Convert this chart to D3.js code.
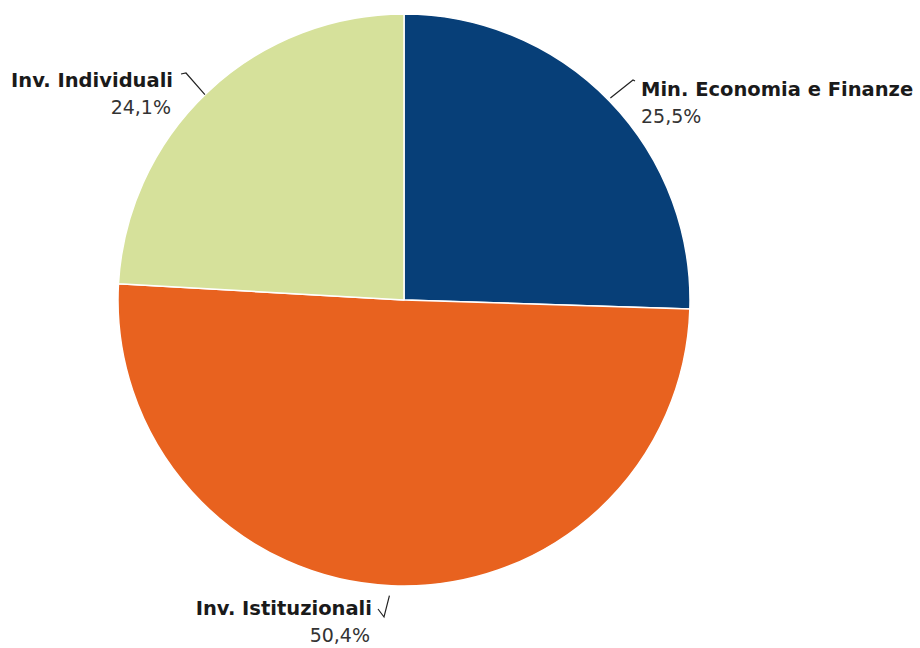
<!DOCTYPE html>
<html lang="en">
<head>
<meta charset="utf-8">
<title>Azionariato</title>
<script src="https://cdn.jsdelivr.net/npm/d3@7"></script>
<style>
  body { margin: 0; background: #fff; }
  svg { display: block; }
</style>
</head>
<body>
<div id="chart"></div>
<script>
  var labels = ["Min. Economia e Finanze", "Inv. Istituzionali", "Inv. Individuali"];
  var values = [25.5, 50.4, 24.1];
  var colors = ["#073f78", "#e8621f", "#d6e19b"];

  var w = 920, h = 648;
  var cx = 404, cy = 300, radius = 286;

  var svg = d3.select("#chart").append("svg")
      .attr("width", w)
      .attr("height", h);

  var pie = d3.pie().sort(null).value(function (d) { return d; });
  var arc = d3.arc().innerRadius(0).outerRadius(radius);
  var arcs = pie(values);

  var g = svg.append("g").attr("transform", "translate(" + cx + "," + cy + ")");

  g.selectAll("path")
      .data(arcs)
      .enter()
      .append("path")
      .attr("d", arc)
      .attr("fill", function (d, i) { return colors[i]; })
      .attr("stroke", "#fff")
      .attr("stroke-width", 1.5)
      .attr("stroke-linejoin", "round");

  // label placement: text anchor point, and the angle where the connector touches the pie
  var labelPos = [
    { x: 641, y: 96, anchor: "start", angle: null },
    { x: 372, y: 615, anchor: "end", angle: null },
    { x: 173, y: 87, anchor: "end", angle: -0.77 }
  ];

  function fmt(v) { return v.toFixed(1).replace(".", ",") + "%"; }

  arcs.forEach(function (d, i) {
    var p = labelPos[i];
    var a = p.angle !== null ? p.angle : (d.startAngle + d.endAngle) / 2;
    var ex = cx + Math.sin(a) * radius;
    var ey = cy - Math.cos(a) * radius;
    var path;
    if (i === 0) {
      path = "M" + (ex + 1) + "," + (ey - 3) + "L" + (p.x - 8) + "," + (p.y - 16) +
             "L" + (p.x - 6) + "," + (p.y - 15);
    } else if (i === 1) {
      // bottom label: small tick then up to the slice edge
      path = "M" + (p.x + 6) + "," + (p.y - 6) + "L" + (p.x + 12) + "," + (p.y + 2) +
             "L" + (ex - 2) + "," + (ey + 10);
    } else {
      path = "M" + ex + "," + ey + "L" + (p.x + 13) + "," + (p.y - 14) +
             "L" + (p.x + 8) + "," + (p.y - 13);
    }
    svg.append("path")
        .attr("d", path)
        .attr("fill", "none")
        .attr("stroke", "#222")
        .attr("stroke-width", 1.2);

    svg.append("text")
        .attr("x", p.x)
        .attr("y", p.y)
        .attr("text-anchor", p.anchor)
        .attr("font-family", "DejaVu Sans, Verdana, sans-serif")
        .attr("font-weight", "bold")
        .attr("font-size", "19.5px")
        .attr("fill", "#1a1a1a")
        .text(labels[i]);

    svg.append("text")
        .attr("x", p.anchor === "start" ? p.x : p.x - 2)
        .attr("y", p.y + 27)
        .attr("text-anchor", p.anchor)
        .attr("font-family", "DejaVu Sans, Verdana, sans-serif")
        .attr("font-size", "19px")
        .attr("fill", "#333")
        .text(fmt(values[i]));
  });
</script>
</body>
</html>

* Set task
Print the complete listing exactly, apart from any pictures.

* Solution to the exercise
Convert this chart to D3.js code.
<!DOCTYPE html>
<html lang="en">
<head>
<meta charset="utf-8">
<title>Azionariato</title>
<script src="https://cdn.jsdelivr.net/npm/d3@7"></script>
<style>
  body { margin: 0; background: #fff; }
  svg { display: block; }
</style>
</head>
<body>
<div id="chart"></div>
<script>
  var labels = ["Min. Economia e Finanze", "Inv. Istituzionali", "Inv. Individuali"];
  var values = [25.5, 50.4, 24.1];
  var colors = ["#073f78", "#e8621f", "#d6e19b"];

  var w = 920, h = 648;
  var cx = 404, cy = 300, radius = 286;

  var svg = d3.select("#chart").append("svg")
      .attr("width", w)
      .attr("height", h);

  var pie = d3.pie().sort(null).value(function (d) { return d; });
  var arc = d3.arc().innerRadius(0).outerRadius(radius);
  var arcs = pie(values);

  var g = svg.append("g").attr("transform", "translate(" + cx + "," + cy + ")");

  g.selectAll("path")
      .data(arcs)
      .enter()
      .append("path")
      .attr("d", arc)
      .attr("fill", function (d, i) { return colors[i]; })
      .attr("stroke", "#fff")
      .attr("stroke-width", 1.5)
      .attr("stroke-linejoin", "round");

  // label placement: text anchor point, and the angle where the connector touches the pie
  var labelPos = [
    { x: 641, y: 96, anchor: "start", angle: null },
    { x: 372, y: 615, anchor: "end", angle: null },
    { x: 173, y: 87, anchor: "end", angle: -0.77 }
  ];

  function fmt(v) { return v.toFixed(1).replace(".", ",") + "%"; }

  arcs.forEach(function (d, i) {
    var p = labelPos[i];
    var a = p.angle !== null ? p.angle : (d.startAngle + d.endAngle) / 2;
    var ex = cx + Math.sin(a) * radius;
    var ey = cy - Math.cos(a) * radius;
    var path;
    if (i === 0) {
      path = "M" + (ex + 1) + "," + (ey - 3) + "L" + (p.x - 8) + "," + (p.y - 16) +
             "L" + (p.x - 6) + "," + (p.y - 15);
    } else if (i === 1) {
      // bottom label: small tick then up to the slice edge
      path = "M" + (p.x + 6) + "," + (p.y - 6) + "L" + (p.x + 12) + "," + (p.y + 2) +
             "L" + (ex - 2) + "," + (ey + 10);
    } else {
      path = "M" + ex + "," + ey + "L" + (p.x + 13) + "," + (p.y - 14) +
             "L" + (p.x + 8) + "," + (p.y - 13);
    }
    svg.append("path")
        .attr("d", path)
        .attr("fill", "none")
        .attr("stroke", "#222")
        .attr("stroke-width", 1.2);

    svg.append("text")
        .attr("x", p.x)
        .attr("y", p.y)
        .attr("text-anchor", p.anchor)
        .attr("font-family", "DejaVu Sans, Verdana, sans-serif")
        .attr("font-weight", "bold")
        .attr("font-size", "19.5px")
        .attr("fill", "#1a1a1a")
        .text(labels[i]);

    svg.append("text")
        .attr("x", p.anchor === "start" ? p.x : p.x - 2)
        .attr("y", p.y + 27)
        .attr("text-anchor", p.anchor)
        .attr("font-family", "DejaVu Sans, Verdana, sans-serif")
        .attr("font-size", "19px")
        .attr("fill", "#333")
        .text(fmt(values[i]));
  });
</script>
</body>
</html>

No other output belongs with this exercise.